* [Exercise requirements] Below is a listing; print exactly its lines from the one containing "Clone this chart in Plotly." down to the one containing "import plotly.graph_objects as go", both inclusive, with every picture left out.

* [Exercise materials]
--*--

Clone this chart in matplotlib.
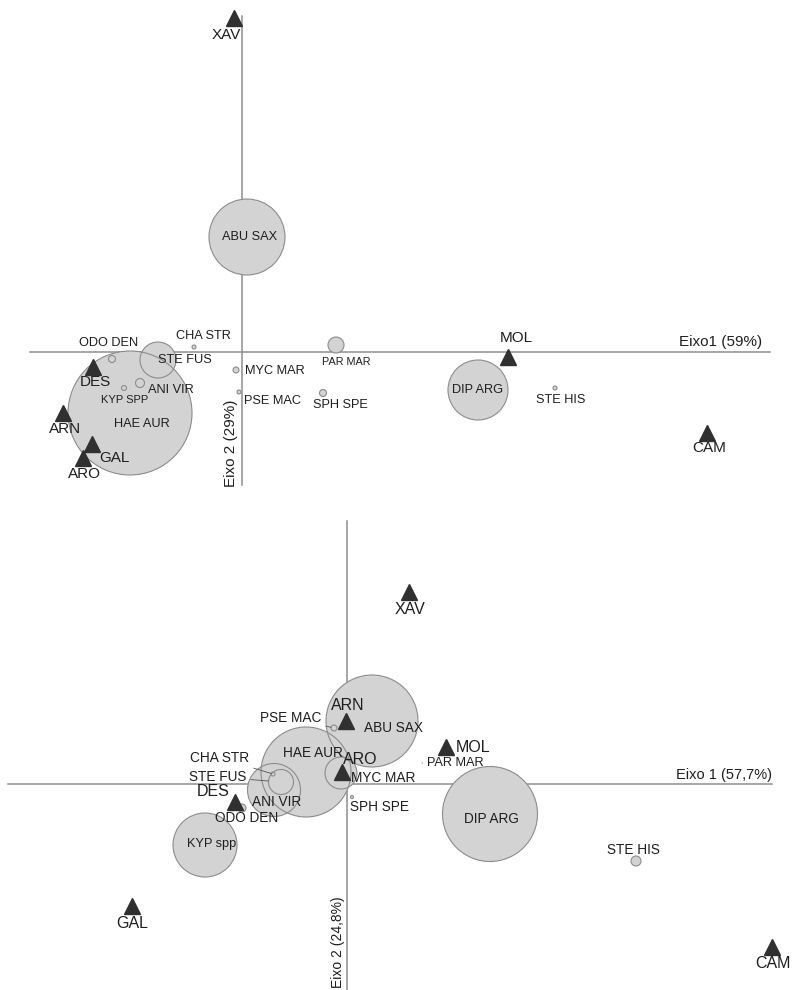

--*--

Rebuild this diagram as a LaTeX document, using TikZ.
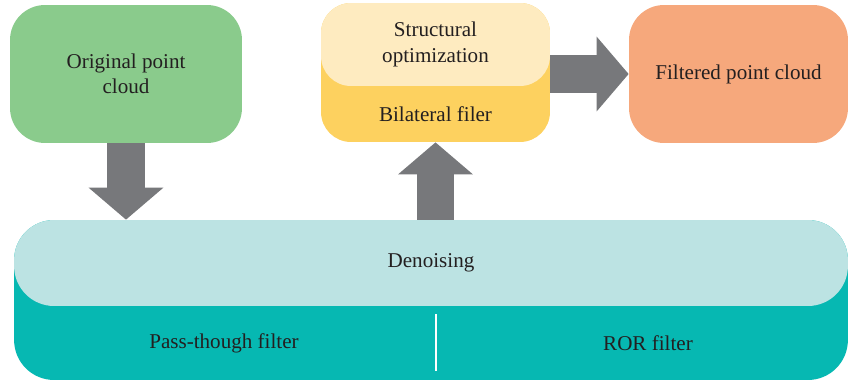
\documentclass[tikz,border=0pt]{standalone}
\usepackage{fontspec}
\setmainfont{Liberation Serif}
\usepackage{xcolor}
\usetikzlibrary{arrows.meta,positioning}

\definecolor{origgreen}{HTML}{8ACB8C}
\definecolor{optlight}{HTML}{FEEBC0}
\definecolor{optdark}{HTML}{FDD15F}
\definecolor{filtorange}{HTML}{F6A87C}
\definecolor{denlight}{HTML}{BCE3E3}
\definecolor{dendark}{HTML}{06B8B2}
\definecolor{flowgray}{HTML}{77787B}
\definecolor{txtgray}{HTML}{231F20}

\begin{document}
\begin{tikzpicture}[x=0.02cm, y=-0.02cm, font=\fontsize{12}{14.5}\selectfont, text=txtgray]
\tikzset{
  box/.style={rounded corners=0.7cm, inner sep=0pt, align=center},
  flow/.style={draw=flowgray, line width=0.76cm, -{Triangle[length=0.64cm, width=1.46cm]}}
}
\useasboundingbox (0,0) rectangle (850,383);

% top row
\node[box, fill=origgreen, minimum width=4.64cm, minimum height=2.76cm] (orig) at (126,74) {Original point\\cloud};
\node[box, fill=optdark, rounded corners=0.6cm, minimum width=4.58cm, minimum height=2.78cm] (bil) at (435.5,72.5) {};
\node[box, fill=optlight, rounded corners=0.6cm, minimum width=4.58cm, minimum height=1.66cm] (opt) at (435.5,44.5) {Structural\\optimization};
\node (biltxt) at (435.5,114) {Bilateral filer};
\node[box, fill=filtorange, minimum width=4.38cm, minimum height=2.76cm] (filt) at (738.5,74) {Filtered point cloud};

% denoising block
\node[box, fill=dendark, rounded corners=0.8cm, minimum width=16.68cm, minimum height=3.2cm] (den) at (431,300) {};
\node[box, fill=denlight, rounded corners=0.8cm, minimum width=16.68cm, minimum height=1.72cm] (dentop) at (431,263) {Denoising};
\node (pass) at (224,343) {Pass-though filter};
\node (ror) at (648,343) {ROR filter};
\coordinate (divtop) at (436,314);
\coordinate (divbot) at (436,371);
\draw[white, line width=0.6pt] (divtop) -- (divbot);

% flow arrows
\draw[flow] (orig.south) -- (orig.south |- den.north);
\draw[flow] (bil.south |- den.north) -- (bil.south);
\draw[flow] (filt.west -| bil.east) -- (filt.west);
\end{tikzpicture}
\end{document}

--*--

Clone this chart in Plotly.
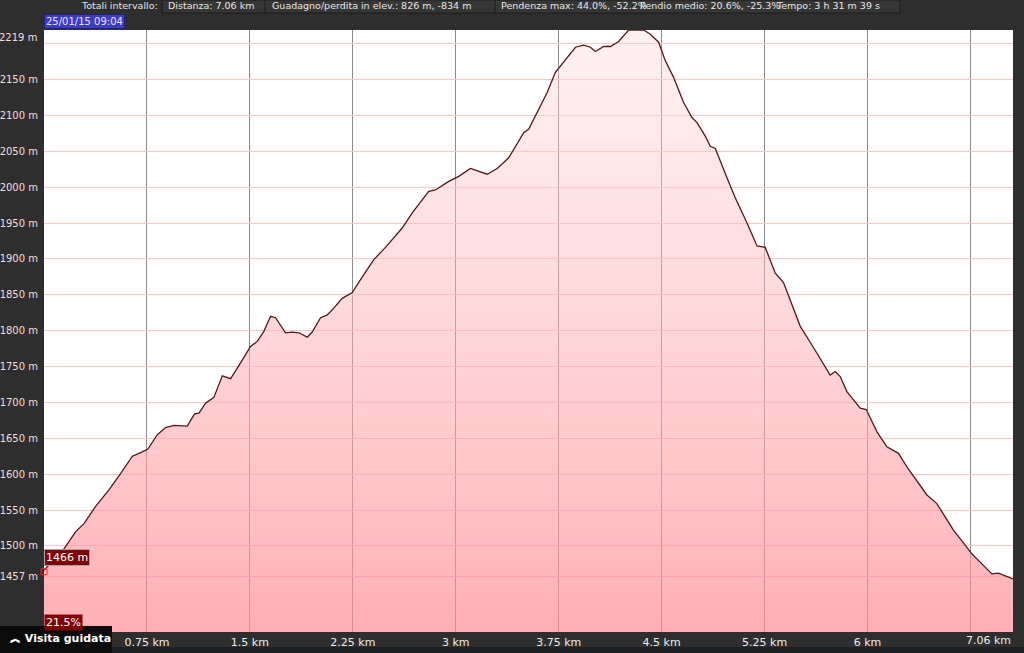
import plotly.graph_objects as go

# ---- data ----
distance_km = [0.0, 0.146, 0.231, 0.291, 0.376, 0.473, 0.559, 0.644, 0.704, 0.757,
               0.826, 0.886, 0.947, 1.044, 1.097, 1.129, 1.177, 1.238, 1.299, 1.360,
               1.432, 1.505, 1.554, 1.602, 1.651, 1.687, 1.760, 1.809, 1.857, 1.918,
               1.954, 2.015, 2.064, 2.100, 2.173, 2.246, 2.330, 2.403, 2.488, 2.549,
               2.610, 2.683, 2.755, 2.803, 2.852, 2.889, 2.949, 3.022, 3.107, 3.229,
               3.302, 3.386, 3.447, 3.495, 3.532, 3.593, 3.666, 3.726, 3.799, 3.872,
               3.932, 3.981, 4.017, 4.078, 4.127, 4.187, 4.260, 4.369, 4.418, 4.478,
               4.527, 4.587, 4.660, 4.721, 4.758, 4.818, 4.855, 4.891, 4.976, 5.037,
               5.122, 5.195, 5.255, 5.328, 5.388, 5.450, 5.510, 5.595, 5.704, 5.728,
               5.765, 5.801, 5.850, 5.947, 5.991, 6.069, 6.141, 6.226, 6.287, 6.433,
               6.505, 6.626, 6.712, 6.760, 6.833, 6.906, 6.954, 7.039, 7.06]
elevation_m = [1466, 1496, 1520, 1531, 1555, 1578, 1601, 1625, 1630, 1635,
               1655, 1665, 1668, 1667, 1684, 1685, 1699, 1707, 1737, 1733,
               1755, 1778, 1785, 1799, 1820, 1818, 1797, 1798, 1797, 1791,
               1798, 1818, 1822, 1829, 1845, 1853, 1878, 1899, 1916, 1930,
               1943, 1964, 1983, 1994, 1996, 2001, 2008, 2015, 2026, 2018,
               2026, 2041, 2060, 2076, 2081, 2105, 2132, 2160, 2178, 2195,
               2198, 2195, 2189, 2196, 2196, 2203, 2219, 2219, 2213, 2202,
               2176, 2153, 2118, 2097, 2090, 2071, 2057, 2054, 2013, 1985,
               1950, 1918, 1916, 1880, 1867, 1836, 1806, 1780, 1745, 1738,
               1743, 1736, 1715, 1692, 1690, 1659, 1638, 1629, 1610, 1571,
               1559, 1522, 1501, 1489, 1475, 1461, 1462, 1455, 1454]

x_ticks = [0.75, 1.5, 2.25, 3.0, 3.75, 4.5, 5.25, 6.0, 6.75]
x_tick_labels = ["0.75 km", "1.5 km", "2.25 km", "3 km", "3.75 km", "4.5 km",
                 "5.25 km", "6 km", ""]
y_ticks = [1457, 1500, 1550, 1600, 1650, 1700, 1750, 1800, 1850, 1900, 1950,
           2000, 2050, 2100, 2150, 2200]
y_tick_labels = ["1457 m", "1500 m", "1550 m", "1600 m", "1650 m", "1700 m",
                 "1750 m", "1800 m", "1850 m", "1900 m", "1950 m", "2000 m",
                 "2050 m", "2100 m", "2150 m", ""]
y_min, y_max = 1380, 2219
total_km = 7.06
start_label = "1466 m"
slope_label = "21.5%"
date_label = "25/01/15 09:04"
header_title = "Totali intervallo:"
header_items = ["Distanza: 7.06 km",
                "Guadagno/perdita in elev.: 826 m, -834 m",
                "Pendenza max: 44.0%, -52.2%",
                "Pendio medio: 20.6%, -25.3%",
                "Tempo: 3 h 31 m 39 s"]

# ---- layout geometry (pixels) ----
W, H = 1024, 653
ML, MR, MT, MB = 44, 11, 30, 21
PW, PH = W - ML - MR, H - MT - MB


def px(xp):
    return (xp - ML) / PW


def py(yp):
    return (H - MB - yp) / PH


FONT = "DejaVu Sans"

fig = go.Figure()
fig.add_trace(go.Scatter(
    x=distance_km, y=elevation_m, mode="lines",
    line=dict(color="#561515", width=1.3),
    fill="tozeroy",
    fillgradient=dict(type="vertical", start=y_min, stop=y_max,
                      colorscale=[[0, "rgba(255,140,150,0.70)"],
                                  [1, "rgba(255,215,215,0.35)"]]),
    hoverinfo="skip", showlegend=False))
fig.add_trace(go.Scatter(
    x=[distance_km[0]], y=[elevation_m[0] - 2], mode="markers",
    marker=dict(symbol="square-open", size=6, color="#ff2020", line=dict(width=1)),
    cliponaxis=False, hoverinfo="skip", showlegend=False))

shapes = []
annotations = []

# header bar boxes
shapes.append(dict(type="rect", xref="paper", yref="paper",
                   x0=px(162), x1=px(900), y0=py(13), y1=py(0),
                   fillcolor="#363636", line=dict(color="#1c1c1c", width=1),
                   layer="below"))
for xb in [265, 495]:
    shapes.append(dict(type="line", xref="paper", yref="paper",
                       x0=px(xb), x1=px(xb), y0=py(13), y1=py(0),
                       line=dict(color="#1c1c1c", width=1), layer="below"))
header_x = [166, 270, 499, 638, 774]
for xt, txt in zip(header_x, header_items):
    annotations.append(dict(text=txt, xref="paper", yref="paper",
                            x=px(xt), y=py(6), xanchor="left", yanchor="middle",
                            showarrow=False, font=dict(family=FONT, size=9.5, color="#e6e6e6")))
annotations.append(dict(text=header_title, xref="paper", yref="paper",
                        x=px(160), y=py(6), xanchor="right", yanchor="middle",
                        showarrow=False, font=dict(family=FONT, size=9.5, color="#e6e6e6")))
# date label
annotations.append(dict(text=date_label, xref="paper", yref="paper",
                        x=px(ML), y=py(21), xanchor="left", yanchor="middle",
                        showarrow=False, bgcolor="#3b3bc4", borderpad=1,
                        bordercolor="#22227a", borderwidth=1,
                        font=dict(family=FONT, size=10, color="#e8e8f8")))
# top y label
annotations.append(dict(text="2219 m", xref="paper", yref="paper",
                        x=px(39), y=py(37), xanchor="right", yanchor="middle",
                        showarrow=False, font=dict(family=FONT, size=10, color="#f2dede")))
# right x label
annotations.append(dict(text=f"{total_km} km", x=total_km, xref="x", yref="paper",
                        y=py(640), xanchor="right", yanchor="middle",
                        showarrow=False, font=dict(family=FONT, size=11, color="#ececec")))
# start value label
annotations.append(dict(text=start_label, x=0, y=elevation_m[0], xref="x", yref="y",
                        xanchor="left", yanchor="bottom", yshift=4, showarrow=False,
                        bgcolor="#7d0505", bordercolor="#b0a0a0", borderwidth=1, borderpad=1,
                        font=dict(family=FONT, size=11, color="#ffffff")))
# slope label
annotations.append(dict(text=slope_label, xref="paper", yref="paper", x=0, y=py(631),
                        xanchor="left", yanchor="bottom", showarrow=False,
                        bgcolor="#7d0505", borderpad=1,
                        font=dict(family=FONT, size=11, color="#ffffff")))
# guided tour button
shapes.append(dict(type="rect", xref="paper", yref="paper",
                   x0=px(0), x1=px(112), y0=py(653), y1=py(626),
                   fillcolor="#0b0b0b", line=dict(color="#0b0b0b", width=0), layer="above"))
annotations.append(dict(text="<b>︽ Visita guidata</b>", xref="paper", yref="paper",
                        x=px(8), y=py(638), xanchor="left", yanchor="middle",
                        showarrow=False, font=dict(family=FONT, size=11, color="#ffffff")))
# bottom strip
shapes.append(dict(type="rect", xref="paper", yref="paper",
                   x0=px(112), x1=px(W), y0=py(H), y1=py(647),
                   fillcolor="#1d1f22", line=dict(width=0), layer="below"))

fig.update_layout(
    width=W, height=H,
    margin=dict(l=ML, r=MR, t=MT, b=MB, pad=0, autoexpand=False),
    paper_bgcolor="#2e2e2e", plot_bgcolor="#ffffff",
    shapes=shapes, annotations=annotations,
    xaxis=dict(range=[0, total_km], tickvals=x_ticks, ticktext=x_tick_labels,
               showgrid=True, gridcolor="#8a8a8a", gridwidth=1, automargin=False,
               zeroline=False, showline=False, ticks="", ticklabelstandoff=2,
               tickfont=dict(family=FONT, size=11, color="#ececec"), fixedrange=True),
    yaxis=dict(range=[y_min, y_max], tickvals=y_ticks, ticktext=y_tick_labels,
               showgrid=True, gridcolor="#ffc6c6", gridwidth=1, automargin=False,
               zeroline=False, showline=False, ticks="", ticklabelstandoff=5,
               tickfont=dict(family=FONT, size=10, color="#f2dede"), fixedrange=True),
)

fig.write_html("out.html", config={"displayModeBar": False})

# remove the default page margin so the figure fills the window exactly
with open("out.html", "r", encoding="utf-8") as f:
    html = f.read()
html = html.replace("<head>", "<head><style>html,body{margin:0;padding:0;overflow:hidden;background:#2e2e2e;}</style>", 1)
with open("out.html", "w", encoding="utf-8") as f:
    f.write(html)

--*--

* [Written solution]
Clone this chart in Plotly.
import plotly.graph_objects as go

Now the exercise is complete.